In summary, Clea is in an emotional rollercoaster, she does stupid things and takes out her anger on the wrong people. The back cover claims Clea “wasn’t raised to be a weak person,” but she clearly shows her flaws in Devoted. She can’t seem to do much without Ben’s help. Despite ignoring Ben for weeks, she goes right back to ask him for help once she figures out she needs Ben’s intelligence. It seems like Clea can’t do anything without a an by her side. The back cover goes to to claim Sage saw the parts Clea “didn’t share with anyone…and [loved her] anyway.” which made me wince. I don’t know what Clea doesn’t share with anyone, she is clearly an open book; she can’t even tell a lie without her best friends knowing in five seconds flat. Clea is obsessed with Sage, unable to see Ben, who clearly loves her for her flaws as well. I can’t say I am rooting for Ben either because he retaliates against Clea by dating a gorgeous assistant and he also seems largely unreliable (not only did he get held hostage and find pesky ways to taunt Clea.) Whatever hate is harness in the first novel for Ben turns into pity. He is the poor friend who missed the opportunity for a love confession, not to mention that he is fated to not get the girl anyway.

Clea goes an hunts down another group of shady people called the Cursed Vengeance to beat up the original group of shady people called Saviors of Life. Cursed Vengeance is straight up bad-ass. Despite their military training and deadly arsenal of weapons, they are straight to the point; they don’t spend time plotting some elaborate lan, if they want you, then they kidnap you. I guess being cursed to a life where you are destined to die before thirty makes you cut to the chase. My favorite character is Sloane, the leader of Cursed Vengeance. She wants Sage dead, but she is merciful, and she also isn’t afraid to swear.

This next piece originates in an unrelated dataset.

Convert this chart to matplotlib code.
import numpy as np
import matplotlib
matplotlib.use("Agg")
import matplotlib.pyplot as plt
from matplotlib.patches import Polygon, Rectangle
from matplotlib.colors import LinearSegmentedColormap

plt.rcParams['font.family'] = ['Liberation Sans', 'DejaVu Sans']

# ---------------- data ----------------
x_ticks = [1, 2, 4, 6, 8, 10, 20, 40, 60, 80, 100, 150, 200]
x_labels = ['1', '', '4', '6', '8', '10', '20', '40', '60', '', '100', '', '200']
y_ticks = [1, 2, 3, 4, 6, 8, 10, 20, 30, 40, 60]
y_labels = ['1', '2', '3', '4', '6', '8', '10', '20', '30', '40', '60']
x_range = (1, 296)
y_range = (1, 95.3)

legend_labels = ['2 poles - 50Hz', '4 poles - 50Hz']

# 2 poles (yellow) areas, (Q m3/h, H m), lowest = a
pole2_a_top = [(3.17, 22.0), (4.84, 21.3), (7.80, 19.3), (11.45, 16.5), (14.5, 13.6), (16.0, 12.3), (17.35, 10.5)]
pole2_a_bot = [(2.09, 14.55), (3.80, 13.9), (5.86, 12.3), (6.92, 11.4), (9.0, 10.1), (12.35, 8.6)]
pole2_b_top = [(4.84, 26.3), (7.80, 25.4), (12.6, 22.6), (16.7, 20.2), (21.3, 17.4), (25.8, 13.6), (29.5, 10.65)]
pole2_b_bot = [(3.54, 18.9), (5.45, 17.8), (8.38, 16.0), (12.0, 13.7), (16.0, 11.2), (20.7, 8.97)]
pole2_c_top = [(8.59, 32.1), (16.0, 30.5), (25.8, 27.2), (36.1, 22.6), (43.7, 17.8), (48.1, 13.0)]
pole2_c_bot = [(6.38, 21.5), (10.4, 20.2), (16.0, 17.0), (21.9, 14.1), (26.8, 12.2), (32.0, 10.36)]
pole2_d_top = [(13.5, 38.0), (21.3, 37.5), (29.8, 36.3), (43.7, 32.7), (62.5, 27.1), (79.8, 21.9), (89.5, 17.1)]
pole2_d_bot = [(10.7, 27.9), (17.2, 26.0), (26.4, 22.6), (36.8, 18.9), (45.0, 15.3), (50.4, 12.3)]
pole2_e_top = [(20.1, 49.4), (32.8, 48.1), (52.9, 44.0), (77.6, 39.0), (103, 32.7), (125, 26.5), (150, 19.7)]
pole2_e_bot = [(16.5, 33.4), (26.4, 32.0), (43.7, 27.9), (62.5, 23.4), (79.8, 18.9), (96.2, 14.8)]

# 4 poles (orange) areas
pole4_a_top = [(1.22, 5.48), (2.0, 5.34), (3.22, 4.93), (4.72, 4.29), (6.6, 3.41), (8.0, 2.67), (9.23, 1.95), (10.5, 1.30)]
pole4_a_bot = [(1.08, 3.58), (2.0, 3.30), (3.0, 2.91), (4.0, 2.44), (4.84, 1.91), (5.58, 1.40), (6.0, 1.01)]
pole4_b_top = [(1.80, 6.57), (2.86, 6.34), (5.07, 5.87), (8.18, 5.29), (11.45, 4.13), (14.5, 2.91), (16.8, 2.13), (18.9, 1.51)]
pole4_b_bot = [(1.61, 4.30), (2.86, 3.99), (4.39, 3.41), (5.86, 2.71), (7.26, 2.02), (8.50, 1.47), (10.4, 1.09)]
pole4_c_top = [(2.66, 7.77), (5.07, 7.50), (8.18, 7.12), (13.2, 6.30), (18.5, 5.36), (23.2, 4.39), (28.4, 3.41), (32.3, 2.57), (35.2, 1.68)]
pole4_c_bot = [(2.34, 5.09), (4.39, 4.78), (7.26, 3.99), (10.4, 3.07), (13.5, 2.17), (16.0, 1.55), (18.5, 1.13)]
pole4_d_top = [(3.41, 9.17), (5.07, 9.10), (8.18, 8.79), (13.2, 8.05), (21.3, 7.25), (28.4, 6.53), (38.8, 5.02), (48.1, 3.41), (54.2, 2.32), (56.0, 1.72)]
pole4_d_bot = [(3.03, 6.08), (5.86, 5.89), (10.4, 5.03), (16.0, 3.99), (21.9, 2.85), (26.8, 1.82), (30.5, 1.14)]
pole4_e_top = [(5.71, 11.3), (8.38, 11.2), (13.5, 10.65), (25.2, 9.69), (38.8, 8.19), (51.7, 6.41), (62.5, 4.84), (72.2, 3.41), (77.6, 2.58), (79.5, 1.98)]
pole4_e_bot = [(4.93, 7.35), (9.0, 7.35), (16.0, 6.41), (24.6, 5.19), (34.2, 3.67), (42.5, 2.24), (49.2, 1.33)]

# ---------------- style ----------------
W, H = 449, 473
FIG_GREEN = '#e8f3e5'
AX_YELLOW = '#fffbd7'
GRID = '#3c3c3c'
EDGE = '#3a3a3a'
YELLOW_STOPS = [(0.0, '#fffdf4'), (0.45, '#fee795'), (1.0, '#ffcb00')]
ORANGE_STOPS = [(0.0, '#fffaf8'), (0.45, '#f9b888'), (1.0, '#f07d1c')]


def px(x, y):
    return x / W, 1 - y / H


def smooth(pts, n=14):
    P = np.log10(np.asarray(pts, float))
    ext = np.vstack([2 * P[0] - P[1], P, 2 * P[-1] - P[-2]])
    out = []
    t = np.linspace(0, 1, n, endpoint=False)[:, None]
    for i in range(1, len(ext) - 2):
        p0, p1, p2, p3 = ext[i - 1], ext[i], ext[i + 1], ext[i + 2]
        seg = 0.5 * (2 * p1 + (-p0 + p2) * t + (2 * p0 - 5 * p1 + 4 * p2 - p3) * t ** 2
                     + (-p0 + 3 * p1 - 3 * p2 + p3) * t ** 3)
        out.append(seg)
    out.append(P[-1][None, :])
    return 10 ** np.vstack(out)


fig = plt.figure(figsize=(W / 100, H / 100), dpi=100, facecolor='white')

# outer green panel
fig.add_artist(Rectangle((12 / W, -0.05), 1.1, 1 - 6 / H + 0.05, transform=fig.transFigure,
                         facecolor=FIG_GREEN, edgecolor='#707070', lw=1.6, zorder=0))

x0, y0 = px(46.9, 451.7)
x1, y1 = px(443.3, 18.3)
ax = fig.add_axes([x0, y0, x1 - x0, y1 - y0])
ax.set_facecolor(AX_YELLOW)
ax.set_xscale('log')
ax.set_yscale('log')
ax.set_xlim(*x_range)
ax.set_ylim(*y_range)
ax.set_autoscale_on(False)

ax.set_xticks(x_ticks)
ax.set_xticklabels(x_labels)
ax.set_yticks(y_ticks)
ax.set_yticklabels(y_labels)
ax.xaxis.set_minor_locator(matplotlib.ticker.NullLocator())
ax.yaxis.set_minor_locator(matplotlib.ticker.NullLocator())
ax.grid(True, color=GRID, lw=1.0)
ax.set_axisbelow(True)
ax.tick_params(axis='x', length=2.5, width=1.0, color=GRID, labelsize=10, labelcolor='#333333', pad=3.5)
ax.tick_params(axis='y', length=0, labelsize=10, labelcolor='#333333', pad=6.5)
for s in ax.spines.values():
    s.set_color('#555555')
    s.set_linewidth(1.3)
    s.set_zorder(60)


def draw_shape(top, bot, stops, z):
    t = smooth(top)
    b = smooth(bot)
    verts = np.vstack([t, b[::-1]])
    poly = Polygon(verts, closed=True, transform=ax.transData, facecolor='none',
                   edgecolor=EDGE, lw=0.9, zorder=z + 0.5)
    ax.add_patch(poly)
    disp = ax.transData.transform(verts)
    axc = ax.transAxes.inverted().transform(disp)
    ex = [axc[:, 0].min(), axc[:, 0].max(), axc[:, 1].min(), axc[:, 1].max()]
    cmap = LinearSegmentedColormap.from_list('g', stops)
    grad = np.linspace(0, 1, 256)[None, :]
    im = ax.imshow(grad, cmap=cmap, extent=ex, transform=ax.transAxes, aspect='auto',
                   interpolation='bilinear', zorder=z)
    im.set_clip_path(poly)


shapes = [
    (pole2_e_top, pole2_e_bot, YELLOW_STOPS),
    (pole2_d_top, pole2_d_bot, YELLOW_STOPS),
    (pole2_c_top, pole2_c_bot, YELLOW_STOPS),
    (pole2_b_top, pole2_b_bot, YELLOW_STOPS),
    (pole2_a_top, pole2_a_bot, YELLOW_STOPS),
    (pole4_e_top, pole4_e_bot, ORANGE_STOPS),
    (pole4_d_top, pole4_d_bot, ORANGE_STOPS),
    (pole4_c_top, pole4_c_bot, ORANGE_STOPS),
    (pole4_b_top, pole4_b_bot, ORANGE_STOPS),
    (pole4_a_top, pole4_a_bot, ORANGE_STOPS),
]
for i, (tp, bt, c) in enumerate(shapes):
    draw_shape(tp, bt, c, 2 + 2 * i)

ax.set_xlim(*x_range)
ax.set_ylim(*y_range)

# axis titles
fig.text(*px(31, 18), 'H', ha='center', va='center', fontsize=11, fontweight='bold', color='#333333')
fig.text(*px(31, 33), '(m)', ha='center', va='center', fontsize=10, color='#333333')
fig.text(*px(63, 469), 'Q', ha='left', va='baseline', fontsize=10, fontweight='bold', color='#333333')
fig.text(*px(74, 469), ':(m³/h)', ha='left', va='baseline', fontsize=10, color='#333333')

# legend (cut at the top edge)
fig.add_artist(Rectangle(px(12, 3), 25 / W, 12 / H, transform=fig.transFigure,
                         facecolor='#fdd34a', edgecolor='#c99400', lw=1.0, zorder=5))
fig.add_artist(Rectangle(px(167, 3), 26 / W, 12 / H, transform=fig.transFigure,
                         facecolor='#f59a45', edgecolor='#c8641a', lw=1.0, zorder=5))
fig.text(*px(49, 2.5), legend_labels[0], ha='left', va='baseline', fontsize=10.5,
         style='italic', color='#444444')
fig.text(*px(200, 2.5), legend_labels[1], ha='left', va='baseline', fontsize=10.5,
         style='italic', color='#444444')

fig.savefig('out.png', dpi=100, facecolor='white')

To my pleasure, there is relatively more action than romance in Devoted. Though both of Clea’s love interests get new lovers. Ben turns to the gorgeous, intelligent Suzanne while Sage sets his sights on Lilia who eventually convinces him to release his bond with Clea. Clea gets jealous and impulsively seduces Ben…

Elixir was problematic for me in its many plot holes, Devoted had fewer of them. I hope it’s a sign of Duff paying extra attention to honing her story planning skills. Why in the world would you go into Walmart and buy a duffel bag packed with knives anyway, isn’t that just dead weight? And why in the world wouldn’t the store clerk call the police? Just because the abandoned subway station was a bomb shelter, doesn’t mean it gets electricity. How can it go undetected by the electric company? If Clea wanted to save Sage, wouldn’t it be smarter just to hug him so that when the dagger strikes, it would hit her instead?

Unfortunately, the mystery surrounding her missing father while prominent in the first novel completely disintegrated in the second. Clea seems to forget, or give up, on finding her father because…she has her soulmate to save. Fathers obviously take a backseat to lovers, at least that’s how Clea works. It feels like the reader is supposed to assume her father is dead though that is never made tacit.

After finishing Elixir, I immediately picked up Devoted to quench my thirst. Devoted, like its predecessor, Elixir, is set up for its final conclusion. Unlike Elixir however, Devoted opens the story to more potential and Clea is not left swallowed in lovelorn depression. I knew to brace myself for emo Clea in Devoted (it was like Bella without the blank pages, fetal positions, and crazy motorcycles.) The conclusion wasn’t exactly a cliffhanger, but I was left curious. The love triangle Duff created just might turn into a love rectangle (or square? or quadrilateral?) Overall, I can see Duff’s writing improve exponentially: she has created a enthralling love story filled with well-developed characters and thrilling action. Duff’s talent for taking the paranormal genre and making it her own, has me excited for her next work.